EMC IIG seems open and transparent to me. Sure there are disclaimers but they are talking openly about most things and there is no NDA at the conference.

 

Strategy

I feel a big difference this year – maybe because I have been away for over a year due to my year at the National Defense College. The big difference is that EMC Information Intelligence Group finally seems to get it. For real. Away from the idea that Case Management is something different than Enterprise Content Management. A realization that nice-looking usable user interfaces is a key thing. Understanding that the cloud is a key component of EMC IIG future. Communicating the power of configuration instead of coding is the real power of xCP but not just the interfaces – the whole application. Finally working to get decent analytics to make use of the contextual information that already exists around objects in the repository. Somehow it feels like there is a new executive team in place that wants to be a little bit more bold and wants to move IIG in a certain direction.

EMC has made numerous acquisitions after it bought Documentum but now it feels like they are finding out that they all have lots of different pieces of technology within the company that together can be a bigger whole.

Working with EMC owned VMWare to provide not only certification for all Documentum components but also leveraging the power of their virtualization infrastructure to both ease deployment but also enable efficient use of infrastructure.

Working with VMWare-owned Socialcast to include activity streams into Documentum user interfaces.

Working with RSA to enchance the security features of the platform.

Working with Greenplum to power analytics but also provide a new perspective of handling big data with smart on top of it – big information.

 

Towards a unified client

  • Client situation is a mess today
  • C6 acquisition was a good move
  • A unified client is coming along
  • Wonderful to see the focus on iOS apps

The user interface of Documentum is frankly a mess nowadays. A result of too many teams working in their own bubble creating user interfaces based on different customer groups. WDK-based Webtop with its DAM-cousin. Taskspace which is also WDK but gains some power from Forms Builder and xCP technologies. ExtJS-based Centerstage which look great but is a bit late and light in features. Feature-rich Media Workspace which is based on Flex in a world where Adobe Flash is obviously loosing traction and HTML5 is taking off. Steve Jobs really made a difference here it turns out. On top of that Desktop applications for OS X and Windows as well as an Outlook client. It is not that I think there is a need for different clients. There is. Especially from a training perspective where some companies require almost zero training whereas other can accept more extensive training.

The inclusion of C6 Technologies into Documentum is a welcome move and I heard lots of positive reactions to that. However, the key thing is that EMC IIG is now firmly committed to unifying all clients with one technology stack which of course will focus a lot on configurability. So in the end it could very well mean that the number of clients will be much bigger, but will be just different configurations based on very specific user needs. The unified client will most likely be based on C6 and ExtJS technologies which means that Flex is going away quickly. So is WDK and Taskspace but in a longer perspective. So think of D2 as a Webtop replacement and X3 as the new Centerstage with lots of widgets including ones for rich media management. Probably we will see the C6 iPad client replace the existing Documentum client as well. Expect an iPhone client soon as well.

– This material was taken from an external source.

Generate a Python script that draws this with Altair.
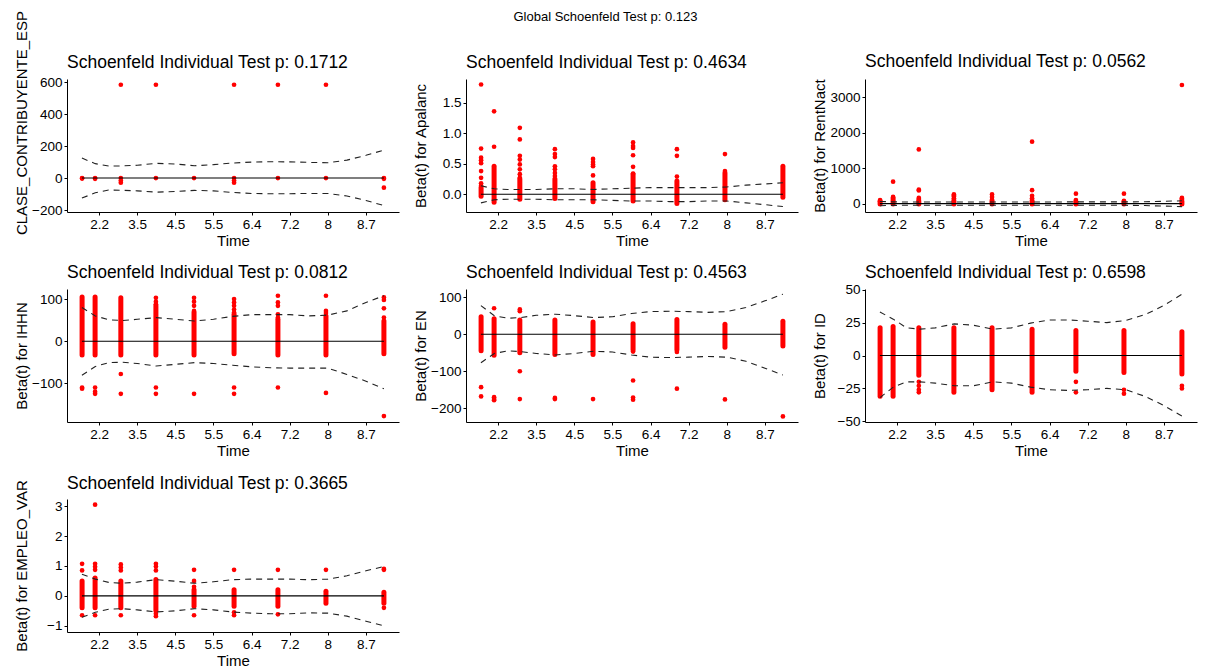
import json
import altair as alt
import pandas as pd

# ---- shared axis data -------------------------------------------------
TIME_POS = [0.0554, 0.0895, 0.157, 0.249, 0.349, 0.454, 0.569, 0.695, 0.847]
TICK_POS = [0.1, 0.2, 0.3, 0.4, 0.5, 0.6, 0.7, 0.8]
TICK_LABELS = ["2.2", "3.5", "4.5", "5.5", "6.4", "7.2", "8", "8.7"]
CURVE_T = [0.055, 0.09, 0.125, 0.16, 0.2, 0.25, 0.3, 0.35, 0.4, 0.45,
           0.5, 0.55, 0.6, 0.65, 0.7, 0.75, 0.8, 0.847]
FIT_LINE = [0, 0, 0, 0, 0, 0, 0, 0, 0, 0, 0, 0, 0, 0, 0, 0, 0, 0]

GLOBAL_TITLE = "Global Schoenfeld Test p: 0.123"

# ---- CLASE_CONTRIBUYENTE_ESP -----------------------------------------
CLASE_P = "0.1712"
CLASE_POINTS = {1: [0, -3], 2: [0, -5], 3: [583, 0, -15, -29], 4: [583, 0],
                5: [0], 6: [583, 0, -15, -29], 7: [583, 0], 8: [583, 0],
                9: [0, -5, -60]}
CLASE_BANDS = []
CLASE_UPPER = [125, 90, 75, 76, 80, 92, 88, 77, 84, 94, 100, 102, 101, 98, 96, 112, 142, 175]
CLASE_LOWER = [-125, -92, -75, -76, -80, -88, -84, -77, -80, -90, -96, -98, -98, -96, -96, -112, -140, -172]

# ---- Apalanc ----------------------------------------------------------
APAL_P = "0.4634"
APAL_POINTS = {1: [1.80, 0.75, 0.60, 0.56, 0.51, 0.38, 0.27, 0.18, 0.14],
               2: [1.36, 0.78],
               3: [1.09, 0.90, 0.63, 0.57, 0.49, 0.41, 0.33, 0.27],
               4: [0.74, 0.66, 0.61, 0.46, 0.41, 0.35, 0.30],
               5: [0.58, 0.53, 0.49, 0.46, 0.31],
               6: [0.85, 0.79, 0.76, 0.64, 0.45, 0.34],
               7: [0.74, 0.63, 0.29],
               8: [0.66, 0.38],
               9: []}
APAL_BANDS = [(1, -0.03, 0.11), (2, -0.13, 0.46), (3, -0.08, 0.25), (4, -0.07, 0.25),
              (5, -0.12, 0.19), (6, -0.11, 0.33), (7, -0.15, 0.22), (8, -0.09, 0.35),
              (9, -0.05, 0.46)]
APAL_UPPER = [0.14, 0.09, 0.08, 0.08, 0.08, 0.09, 0.09, 0.08, 0.09, 0.10, 0.11, 0.11, 0.11, 0.11, 0.12, 0.15, 0.17, 0.19]
APAL_LOWER = [-0.14, -0.09, -0.08, -0.08, -0.08, -0.09, -0.09, -0.09, -0.10, -0.11, -0.11, -0.12, -0.12, -0.11, -0.11, -0.14, -0.17, -0.20]

# ---- RentNact ---------------------------------------------------------
RENT_P = "0.0562"
RENT_POINTS = {1: [100, 80, 60], 2: [620, 190, 170, 150, 120, 90],
               3: [1530, 395, 370, 160, 130, 100, 80], 4: [260, 230, 200, 150, 110, 80],
               5: [260, 190, 110, 80], 6: [1750, 380, 220, 150, 100],
               7: [280, 100, 70], 8: [280, 80, 60], 9: [3350, 160, 140, 110]}
RENT_BANDS = [(1, -10, 50), (2, -10, 60), (3, -10, 50), (4, -10, 50), (5, -10, 50),
              (6, -10, 60), (7, -10, 40), (8, -10, 40), (9, -10, 60)]
RENT_UPPER = [60, 50, 45, 45, 45, 45, 45, 45, 45, 45, 45, 48, 48, 48, 48, 52, 65, 80]
RENT_LOWER = [-60, -50, -45, -45, -45, -45, -45, -45, -45, -45, -45, -48, -48, -48, -48, -55, -70, -85]

# ---- IHHN -------------------------------------------------------------
IHHN_P = "0.0812"
IHHN_POINTS = {1: [-110, -113], 2: [-110, -120, -125], 3: [-78, -125],
               4: [103, 94, 88, -110, -125], 5: [103, 94, 84, 72, -125],
               6: [100, 92, 84, 75, 68, -110, -125], 7: [108, 92, 84, 64, 56, -110],
               8: [108, 72, 67, -123], 9: [104, 98, 78, 56, -178]}
IHHN_BANDS = [(1, -33, 105), (2, -33, 105), (3, -33, 103), (4, -33, 84), (5, -33, 68),
              (6, -30, 64), (7, -33, 52), (8, -33, 60), (9, -30, 48)]
IHHN_UPPER = [80, 60, 51, 49, 52, 56, 52, 48, 52, 59, 63, 63, 63, 60, 62, 72, 92, 108]
IHHN_LOWER = [-81, -60, -51, -50, -53, -59, -55, -51, -53, -57, -61, -63, -64, -64, -64, -79, -95, -113]

# ---- EN ---------------------------------------------------------------
EN_P = "0.4563"
EN_POINTS = {1: [-143, -168], 2: [70, -170, -175, -178], 3: [62, 67, -100, -175],
             4: [-172, -175], 5: [-175], 6: [-47, -125, -171, -177],
             7: [-48, -147], 8: [-176], 9: [-222]}
EN_BANDS = [(1, -45, 47), (2, -57, 42), (3, -50, 38), (4, -55, 38), (5, -55, 33),
            (6, -42, 28), (7, -42, 40), (8, -35, 27), (9, -32, 35)]
EN_UPPER = [77, 50, 43, 45, 51, 54, 50, 45, 47, 56, 61, 62, 61, 59, 61, 72, 90, 108]
EN_LOWER = [-77, -52, -45, -47, -52, -56, -52, -46, -48, -56, -62, -63, -62, -60, -62, -73, -92, -110]

# ---- ID ---------------------------------------------------------------
ID_P = "0.6598"
ID_POINTS = {1: [], 2: [], 3: [-20, -23, -26, -28], 4: [], 5: [], 6: [],
             7: [-20, -28], 8: [-26, -29], 9: [-23, -25]}
ID_BANDS = [(1, -31, 21), (2, -31, 22), (3, -15, 21), (4, -28, 21), (5, -26, 21),
            (6, -28, 20), (7, -12, 19), (8, -13, 19), (9, -14, 18)]
ID_UPPER = [33, 27.6, 21, 20, 21, 24, 23, 20, 21, 24.6, 27, 27, 26, 25, 26.6, 31, 38, 46.5]
ID_LOWER = [-32, -24, -20, -20, -21, -23, -23, -20, -21, -24, -26, -26.5, -26, -25, -26, -31, -38, -46]

# ---- EMPLEO_VAR -------------------------------------------------------
EMP_P = "0.3665"
EMP_POINTS = {1: [1.07, 0.85, -0.65], 2: [3.05, 1.07, 0.97, 0.87, -0.65],
              3: [1.05, 0.95, 0.85, -0.65], 4: [1.07, 0.98, 0.85, -0.6, -0.68],
              5: [0.87, 0.5, 0.3, -0.65], 6: [0.87, -0.55, -0.65], 7: [0.87, -0.62],
              8: [0.87], 9: [0.9, 0.87, -0.4]}
EMP_BANDS = [(1, -0.4, 0.5), (2, -0.4, 0.6), (3, -0.4, 0.5), (4, -0.5, 0.55),
             (5, -0.35, 0.2), (6, -0.35, 0.2), (7, -0.35, 0.2), (8, -0.25, 0.15),
             (9, -0.25, 0.12)]
EMP_UPPER = [0.72, 0.56, 0.45, 0.42, 0.46, 0.54, 0.49, 0.42, 0.47, 0.54, 0.56, 0.56, 0.56, 0.54, 0.56, 0.67, 0.84, 0.98]
EMP_LOWER = [-0.72, -0.55, -0.45, -0.43, -0.47, -0.54, -0.50, -0.43, -0.47, -0.54, -0.58, -0.60, -0.60, -0.57, -0.58, -0.68, -0.85, -1.0]

FONT = "Liberation Sans"
RED = "#FF0000"

xmin, xmax = min(TIME_POS), max(TIME_POS)
pad = (xmax - xmin) * 0.05
XDOM = [xmin - pad, xmax + pad]
LABEL_EXPR = json.dumps(TICK_LABELS) + "[round(datum.value*10)-1]"


def panel(ytitle, pval, points, bands, upper, lower, ydom, yticks, yfmt,
          title_y=None, title_dy=0):
    pts = pd.DataFrame([{"t": TIME_POS[c - 1], "y": v}
                        for c, vs in points.items() for v in vs])
    bnd = pd.DataFrame([{"t": TIME_POS[c - 1], "lo": lo, "hi": hi} for c, lo, hi in bands])
    n = len(CURVE_T)
    fit = pd.DataFrame({"t": CURVE_T, "y": FIT_LINE})
    ci = pd.DataFrame({"t": CURVE_T * 2, "y": upper + lower, "k": ["up"] * n + ["lo"] * n})

    xenc = alt.X("t:Q", scale=alt.Scale(domain=XDOM, nice=False, zero=False),
                 axis=alt.Axis(values=TICK_POS, labelExpr=LABEL_EXPR, title="Time",
                               titlePadding=3))
    yaxis_kw = dict(values=yticks, format=yfmt, title=ytitle,
                    minExtent=30, maxExtent=30, titlePadding=8)
    if title_y is not None:
        yaxis_kw["titleY"] = title_y
    yscale = alt.Scale(domain=ydom, nice=False, zero=False)
    yenc = alt.Y("y:Q", scale=yscale, axis=alt.Axis(**yaxis_kw))

    layers = []
    if bands:
        layers.append(alt.Chart(bnd).mark_rule(color=RED, strokeWidth=5, strokeCap="round").encode(
            x=xenc, y=alt.Y("lo:Q", scale=yscale, axis=alt.Axis(**yaxis_kw)), y2="hi:Q"))
    layers.append(alt.Chart(pts).mark_circle(color=RED, size=22, opacity=1).encode(x=xenc, y=yenc))
    layers.append(alt.Chart(fit).mark_line(color="black", strokeWidth=1.1).encode(x=xenc, y=yenc))
    layers.append(alt.Chart(ci).mark_line(color="#222222", strokeWidth=1.1, strokeDash=[6, 5]).encode(
        x=xenc, y=yenc, detail="k:N"))
    return alt.layer(*layers).properties(
        width=332, height=133,
        title=alt.TitleParams(f"Schoenfeld Individual Test p: {pval}", anchor="start",
                              frame="group", fontSize=17.5, font=FONT, fontWeight="normal",
                              color="black", offset=8, dy=title_dy),
    )


charts = [
    panel("CLASE_CONTRIBUYENTE_ESP", CLASE_P, CLASE_POINTS, CLASE_BANDS, CLASE_UPPER, CLASE_LOWER,
          [-212, 619], [-200, 0, 200, 400, 600], "d", title_y=43.5, title_dy=69),
    panel("Beta(t) for Apalanc", APAL_P, APAL_POINTS, APAL_BANDS, APAL_UPPER, APAL_LOWER,
          [-0.29, 1.89], [0, 0.5, 1.0, 1.5], ".1f"),
    panel("Beta(t) for RentNact", RENT_P, RENT_POINTS, RENT_BANDS, RENT_UPPER, RENT_LOWER,
          [-237, 3520], [0, 1000, 2000, 3000], "d"),
    panel("Beta(t) for IHHN", IHHN_P, IHHN_POINTS, IHHN_BANDS, IHHN_UPPER, IHHN_LOWER,
          [-192, 124], [-100, 0, 100], "d"),
    panel("Beta(t) for EN", EN_P, EN_POINTS, EN_BANDS, EN_UPPER, EN_LOWER,
          [-237, 122], [-200, -100, 0, 100], "d"),
    panel("Beta(t) for ID", ID_P, ID_POINTS, ID_BANDS, ID_UPPER, ID_LOWER,
          [-50.5, 50.5], [-50, -25, 0, 25, 50], "d", title_dy=7),
    panel("Beta(t) for EMPLEO_VAR", EMP_P, EMP_POINTS, EMP_BANDS, EMP_UPPER, EMP_LOWER,
          [-1.21, 3.24], [-1, 0, 1, 2, 3], "d", title_dy=21),
]

chart = alt.concat(
    *charts, columns=3, spacing={"row": 77, "column": 67}, bounds="flush",
    title=alt.TitleParams(GLOBAL_TITLE, anchor="middle", fontSize=13, font=FONT,
                          fontWeight="normal", color="black", offset=0, dy=14),
).properties(
    padding={"left": 13, "top": 10, "right": 5, "bottom": 5},
).configure_view(stroke=None).configure_axis(
    grid=False, domainColor="black", domainWidth=1, tickColor="black", tickSize=3,
    labelFont=FONT, labelFontSize=13.5, labelColor="black", labelPadding=2,
    titleFont=FONT, titleFontSize=15, titleFontWeight="normal", titleColor="black",
)

chart.save("out.html", embed_options={"renderer": "svg", "actions": False})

Speaking about iOS. To me it almost like a new world compared to my first EMC World in 2007. Everybody at EMC were using Blackberries and Macs were hardly seen. Now the iPad app is out, Peggy talks about “everybody loves their iPads”, Macs are in booths and on stage, there are several Documentum apps and almost all contest prices consists of iPads. Macgirlsweden is both happy and astonished at this development J

 

Policy-based deployment with monitoring

Ok, so Documentum is not easy to deploy. It takes a while but as Jeroen put it: “You guys want to do complicated stuff!”. I think he is right and it might sometimes be a good thing since you have stop and think (not like Sharepoint which is way to easy to install in that sense). You choose Documentum because you have a complicated process to support, large amount of content and an ECM vision. Still, agility really needs to be improved and that will also simplify deployment. So improvement is important for several reasons.

The first part of that is the xCelerated Management System which in essence lets you describe and model your applications and your deployment needs. Tools then translate these policies onto your VMWare-powered infrastructure and deploys the whole Documentum platform based on your needs. Taken into account the number of users, the type of content, type of processes and what kind of high availability demands you have. Finally all of this is monitored using a combination of open-source Hyperic and their Integrien engine they got through an acquisition. Integrien now seem to have become VMWare vCenter Operations. That architecture will in my opinion set EMC Documentum way ahead of its competitors especially if it can provide some additional agility when the Next-Generation Information Server (NGIS) comes.

 

Analytics and Search

  • xPlore is looking good
  • Thesaurus-support is a good thing
  • QBS is great
  • Custom-pipeline support based on UIMA is great

A dear subject of mine where EMC IIG finally seem to get their act together. They have there own search server called xPlore which is based on open-source Lucene and their own powerful XML-database xDB. A really smart move now when FAST, Autonomy, and Endeca have been bought by the other IT-giants.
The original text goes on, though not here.